Conduit would be wasted effort IMO.

theatretch85 04-08-2009 12:16 AM

Quote:

Originally Posted by 220/221 (Post 256446)
Conduit would be wasted effort IMO.

Thanks, good to hear it from someone else.

How do I deal with the romex where it needs to be secured within 4" of the box and have to staple it to the side of the 2x2? It will be closer than 1 1/4" and on the side of the 2x2 strip so protecting that with a nail guard would be kinda hard.

I was thinking of using the 4" metal boxes with the 1/2" mud ring. I like the idea of using the 4" boxes in an area where I can use the extra space and where I might want to put in two outlets in the same box later on.

Finally got the last of the sheet rock out of this basement bedroom, below are pictures of 2 of the 3 outlets.

You can tell which outlets are different by looking at what color screw the wires are attached to. Notice how they didn't use the white wire at all, and then switched neutral/hot between the outlets....

http://www.hawaiianshirtmafia.com/ku...07-09_1814.jpg

http://www.hawaiianshirtmafia.com/ku...07-09_1815.jpg

http://www.hawaiianshirtmafia.com/ku...07-09_1816.jpg

http://www.hawaiianshirtmafia.com/ku...07-09_1817.jpg

The way I understand it, if I am abandoning electrical wire in the wall since it runs up into the Sheetrock further than I am replacing, I can simply cut it at both ends and write on the romex "Dead - Abandoned in place" and be ok right? I have 5 ends of the cable that I have cut and have done this way and will be running new wire (12/2) to the new outlets. I may end up ripping it out in the event I have to remove the sheetrock on the other side of the wall in the garage (its cinder block up to the garage floor, then its a standard stud wall).

InPhase277 04-08-2009 06:45 AM

Put a 1x4 near each box to staple the wires to. You only need to secure the wires within 12" of the box if the box has clamps, so that should give you some play as to where you secure the cable.
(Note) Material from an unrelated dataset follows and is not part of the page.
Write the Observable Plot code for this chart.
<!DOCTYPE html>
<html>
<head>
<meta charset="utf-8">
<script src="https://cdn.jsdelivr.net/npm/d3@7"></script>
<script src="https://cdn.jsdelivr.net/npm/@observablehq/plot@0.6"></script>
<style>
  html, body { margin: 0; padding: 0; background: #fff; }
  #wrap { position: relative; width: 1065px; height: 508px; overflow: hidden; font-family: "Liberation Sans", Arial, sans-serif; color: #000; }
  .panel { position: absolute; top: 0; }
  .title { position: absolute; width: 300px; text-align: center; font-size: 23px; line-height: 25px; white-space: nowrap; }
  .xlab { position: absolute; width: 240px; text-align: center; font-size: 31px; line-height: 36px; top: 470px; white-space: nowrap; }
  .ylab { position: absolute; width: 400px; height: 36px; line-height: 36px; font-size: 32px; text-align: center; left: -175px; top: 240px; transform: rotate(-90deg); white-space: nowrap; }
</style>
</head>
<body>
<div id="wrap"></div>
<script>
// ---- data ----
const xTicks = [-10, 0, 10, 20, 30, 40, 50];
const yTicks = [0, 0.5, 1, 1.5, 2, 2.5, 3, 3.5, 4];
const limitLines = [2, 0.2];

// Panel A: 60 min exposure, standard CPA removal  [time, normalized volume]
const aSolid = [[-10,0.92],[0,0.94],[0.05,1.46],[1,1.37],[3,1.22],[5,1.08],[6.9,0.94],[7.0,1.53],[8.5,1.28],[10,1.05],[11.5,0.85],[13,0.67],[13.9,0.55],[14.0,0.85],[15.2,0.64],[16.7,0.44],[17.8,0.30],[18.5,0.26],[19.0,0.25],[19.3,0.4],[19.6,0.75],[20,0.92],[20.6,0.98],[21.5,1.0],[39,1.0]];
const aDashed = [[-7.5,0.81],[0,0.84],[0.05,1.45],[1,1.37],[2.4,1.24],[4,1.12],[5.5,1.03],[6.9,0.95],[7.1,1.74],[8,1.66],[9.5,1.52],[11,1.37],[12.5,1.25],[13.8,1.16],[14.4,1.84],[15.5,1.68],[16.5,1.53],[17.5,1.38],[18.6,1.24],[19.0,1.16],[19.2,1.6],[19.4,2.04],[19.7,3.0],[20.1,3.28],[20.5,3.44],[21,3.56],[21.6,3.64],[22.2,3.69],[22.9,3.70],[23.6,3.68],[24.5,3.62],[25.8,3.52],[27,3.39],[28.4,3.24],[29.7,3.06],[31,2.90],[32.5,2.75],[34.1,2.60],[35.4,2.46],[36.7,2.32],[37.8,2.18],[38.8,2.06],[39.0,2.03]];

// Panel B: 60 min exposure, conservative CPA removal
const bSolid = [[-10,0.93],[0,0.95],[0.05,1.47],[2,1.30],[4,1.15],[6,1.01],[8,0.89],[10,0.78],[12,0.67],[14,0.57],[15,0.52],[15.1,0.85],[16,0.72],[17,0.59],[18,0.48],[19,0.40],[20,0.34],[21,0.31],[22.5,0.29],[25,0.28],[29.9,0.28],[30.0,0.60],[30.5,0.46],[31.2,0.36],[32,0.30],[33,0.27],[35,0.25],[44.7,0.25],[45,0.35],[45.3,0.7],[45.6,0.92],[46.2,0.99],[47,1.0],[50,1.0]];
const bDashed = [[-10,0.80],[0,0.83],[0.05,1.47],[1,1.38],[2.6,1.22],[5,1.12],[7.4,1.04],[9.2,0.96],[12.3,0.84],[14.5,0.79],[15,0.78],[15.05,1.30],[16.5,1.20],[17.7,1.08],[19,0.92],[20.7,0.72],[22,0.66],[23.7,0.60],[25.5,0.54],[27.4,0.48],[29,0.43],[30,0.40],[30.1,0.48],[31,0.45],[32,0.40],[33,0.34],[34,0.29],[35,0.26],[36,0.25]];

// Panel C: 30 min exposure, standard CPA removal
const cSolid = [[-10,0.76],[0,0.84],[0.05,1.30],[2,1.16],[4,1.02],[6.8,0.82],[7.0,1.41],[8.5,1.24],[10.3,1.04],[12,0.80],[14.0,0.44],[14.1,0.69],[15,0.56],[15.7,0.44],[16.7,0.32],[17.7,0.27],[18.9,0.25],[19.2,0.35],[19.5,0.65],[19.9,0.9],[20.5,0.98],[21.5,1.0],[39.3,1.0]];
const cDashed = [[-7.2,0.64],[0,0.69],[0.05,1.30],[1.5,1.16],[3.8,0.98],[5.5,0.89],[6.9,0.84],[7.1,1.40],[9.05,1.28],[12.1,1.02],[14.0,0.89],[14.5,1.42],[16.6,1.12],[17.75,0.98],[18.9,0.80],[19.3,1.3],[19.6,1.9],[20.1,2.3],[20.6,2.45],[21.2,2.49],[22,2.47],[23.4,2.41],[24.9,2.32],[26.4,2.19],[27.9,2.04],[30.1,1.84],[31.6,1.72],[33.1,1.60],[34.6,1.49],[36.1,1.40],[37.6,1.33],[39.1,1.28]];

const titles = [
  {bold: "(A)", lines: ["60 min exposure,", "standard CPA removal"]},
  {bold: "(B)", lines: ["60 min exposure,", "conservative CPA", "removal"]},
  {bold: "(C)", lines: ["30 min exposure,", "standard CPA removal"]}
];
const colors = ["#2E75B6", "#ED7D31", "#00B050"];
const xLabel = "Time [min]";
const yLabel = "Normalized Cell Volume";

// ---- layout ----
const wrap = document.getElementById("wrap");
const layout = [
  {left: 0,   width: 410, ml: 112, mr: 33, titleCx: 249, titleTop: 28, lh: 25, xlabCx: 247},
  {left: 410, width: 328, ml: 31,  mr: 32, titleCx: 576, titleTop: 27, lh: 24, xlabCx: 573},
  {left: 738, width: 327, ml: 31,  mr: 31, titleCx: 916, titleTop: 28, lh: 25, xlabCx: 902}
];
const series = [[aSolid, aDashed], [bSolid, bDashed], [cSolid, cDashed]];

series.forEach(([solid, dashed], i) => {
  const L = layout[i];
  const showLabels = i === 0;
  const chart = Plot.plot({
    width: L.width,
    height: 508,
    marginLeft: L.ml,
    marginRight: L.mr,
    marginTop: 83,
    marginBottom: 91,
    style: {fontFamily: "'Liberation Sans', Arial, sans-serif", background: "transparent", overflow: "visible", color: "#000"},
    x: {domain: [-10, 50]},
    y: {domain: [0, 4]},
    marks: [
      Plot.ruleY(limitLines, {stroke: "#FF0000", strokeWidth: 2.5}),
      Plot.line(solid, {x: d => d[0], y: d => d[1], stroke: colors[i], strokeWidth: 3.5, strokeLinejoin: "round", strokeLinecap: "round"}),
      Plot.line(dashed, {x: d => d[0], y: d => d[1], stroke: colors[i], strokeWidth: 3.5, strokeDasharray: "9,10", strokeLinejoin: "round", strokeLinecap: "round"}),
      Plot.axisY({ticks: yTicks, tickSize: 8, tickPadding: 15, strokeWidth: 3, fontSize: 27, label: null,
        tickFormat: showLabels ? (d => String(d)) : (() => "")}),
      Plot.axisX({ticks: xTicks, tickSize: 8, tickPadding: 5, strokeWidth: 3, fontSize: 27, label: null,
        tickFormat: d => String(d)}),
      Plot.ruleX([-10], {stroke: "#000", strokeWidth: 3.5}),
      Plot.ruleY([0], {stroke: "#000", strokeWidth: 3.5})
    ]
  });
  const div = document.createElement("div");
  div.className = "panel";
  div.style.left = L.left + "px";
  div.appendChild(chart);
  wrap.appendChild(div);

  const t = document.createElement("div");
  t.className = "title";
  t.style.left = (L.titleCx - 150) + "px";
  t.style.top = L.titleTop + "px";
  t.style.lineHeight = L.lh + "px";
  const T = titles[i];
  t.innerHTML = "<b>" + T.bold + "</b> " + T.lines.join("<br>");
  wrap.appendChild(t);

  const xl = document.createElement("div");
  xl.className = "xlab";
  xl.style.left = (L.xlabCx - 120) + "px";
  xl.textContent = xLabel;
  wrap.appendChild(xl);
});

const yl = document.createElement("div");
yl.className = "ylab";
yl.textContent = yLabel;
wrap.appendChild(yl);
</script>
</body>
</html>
theatretch85 04-08-2009 07:31 AM

Ah, so is a cable considered "secured" if it runs through a 2x2 strip within 12" of the box (that is without a wire staple)? Since the box is 4" and the standard On-Center is 16" that would leave me with just under 12" between the box and the edge of the stud. And using the metal boxes I will have clamps on all the wires feeding into the 4" boxes. I'll just have to get a large handful of nail plates to protect the romex as it passes through the stud wall. Thanks for all the replies!

220/221 04-08-2009 07:02 PM

You don't need to staple 4" from the box.

6" if the box has no clamp. 12" if it has clamps.

4s plastic shallow boxes have clamps.

I would staple it to the block, in the grout, away from the 2x2's.


This is why I don't like metal boxes with NM cable. Plastic is non conductive and adds another layer of insulated protection.

http://i8.photobucket.com/albums/a8/...ctrical170.jpg

theatretch85 04-08-2009 11:49 PM

I just bought a half dozen 4" plastic boxes and single gang mud rings today. Figure its also one less ground pigtail for a box being fed with romex. Though one thing I forgot to get were the nail plates, just another trip i'll need to make.